I’ve been in Chicago for four days now. My plane landed on a cold and rainy Thursday night. I kept thinking the plane would start hydroplaning the minute the wheels hit the runway. But it doesn’t seem to matter what the weather is like, I always expect a tumultuous landing. I walked out of the airport to too-cheerful Christmas music and near-freezing drizzle. I was back in the Midwest. My tired taxi driver was listening to horrible rap songs with ridiculous, easy rhyming patterns about things like garlic and onion breath. I ventured into the realm of conversation by asking him about his evening; it might have been a bad idea. He only offered me a grumbled reply that I couldn’t decipher. So the ride brought me into this city in a weird way, but that’s how things go.
Chicago holds so much in such a compact space on the shores of Lake Michigan. I’m continually surprised at all the different restaurants and stores along the streets near my sister’s college. There is Mediterranean, Middle Eastern, Indian, Filipino and Korean cuisine all on he same block. Hookah bars and International Food Markets and woman selling mason jars of honey out of her truck near the El stop. It’s drastically new and exciting compared to the small southwestern mountain town that I live in now. But it’s a good change. I went to a thrift shop this afternoon and listened to woman yelling at each other in Hindi about the price of a chipped antique teapot. I watched a young mother lead her crying child around the store, hushing him in gentle Spanish, letting him choose one toy to calm his sobs.
I guess I had lots of expectations surrounding my time here. I still do, I want to welcome it as a time to relax and gather my thoughts, yet I’m fighting the urge to go out and do things, tour museums and see a comedy show or go to a poetry reading. I think none of those things are going to happen. My mind is overrun. It needs a break.

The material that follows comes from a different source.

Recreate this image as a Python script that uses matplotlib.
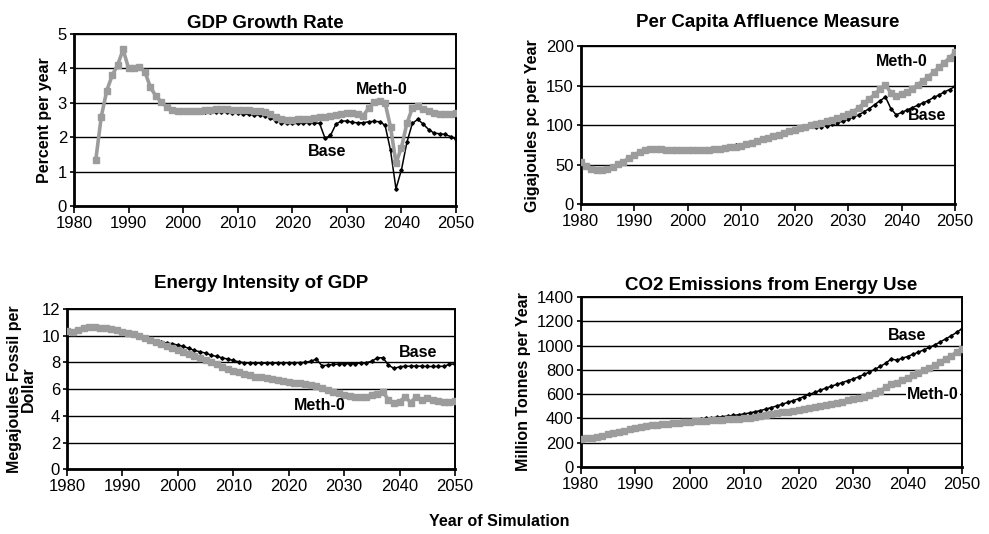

So I wake up each morning in my sister Mary’s living room and begin each day just like the last. I read. I do yoga. I drink rooibos tea and black coffee. I watch documentaries and movies with strong female leads, as suggested to me by my Netflix account. It’s hard to leave the comforts of indoor heating and padded carpet when the world outside is cold and grey. My sister’s home is a sanctuary, with endearing little rooms and a fireplace painted white, and wide windows that face the street lined with similar old brick homes. The girls who live here call the house Camp Walden. They compost and write darling little quotes and notes all over their kitchen tiles, like grocery lists and suggested names for the mouse that lingers under the kitchen cabinets. The space is a little cluttered, the way college students tend to be, too busy cramming for a history test to take out the trash before it overflows or wipe the coffee grounds off the counter. But it’s lived in and I’ve been living in it. I’ve spent copious hours transitioning from the living room to the kitchen and back again. I have a spot on the left side of the sofa, it’s got my butts imprint by now. I’ve finished reading a book, a murder mystery set in a small, secluded Indiana town. I’ve written two poems, one on the dunes of Michigan.

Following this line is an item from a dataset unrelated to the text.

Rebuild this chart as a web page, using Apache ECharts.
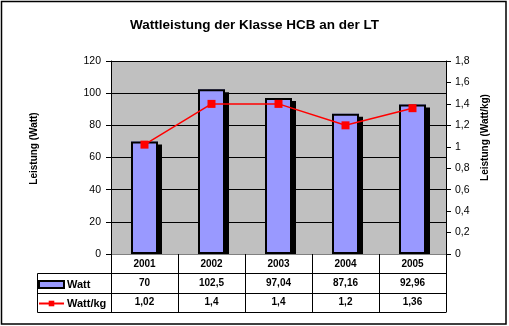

Too often all I do is stare at the snow falling outside the windows. I think entirely too much. I search for cheap airline tickets to Southeast Asia. I daydream about spending time in an abandoned beach shack in Indonesia, or an elephant sanctuary in Thailand. Tonight I went to my sister’s friend’s apartment and ate acorn squash and tomato soup and homemade applesauce with cinnamon.
Now I sit in a busy coffee shop and write this piece, while two Russian students complain; I only know this because they throw in random English words.
Tomorrow I might do something; I hear the Art Institute of Chicago is free on Tuesday evenings. Or maybe I’ll just snuggle with a blanket and a book; I started Reading Lolita in Tehran.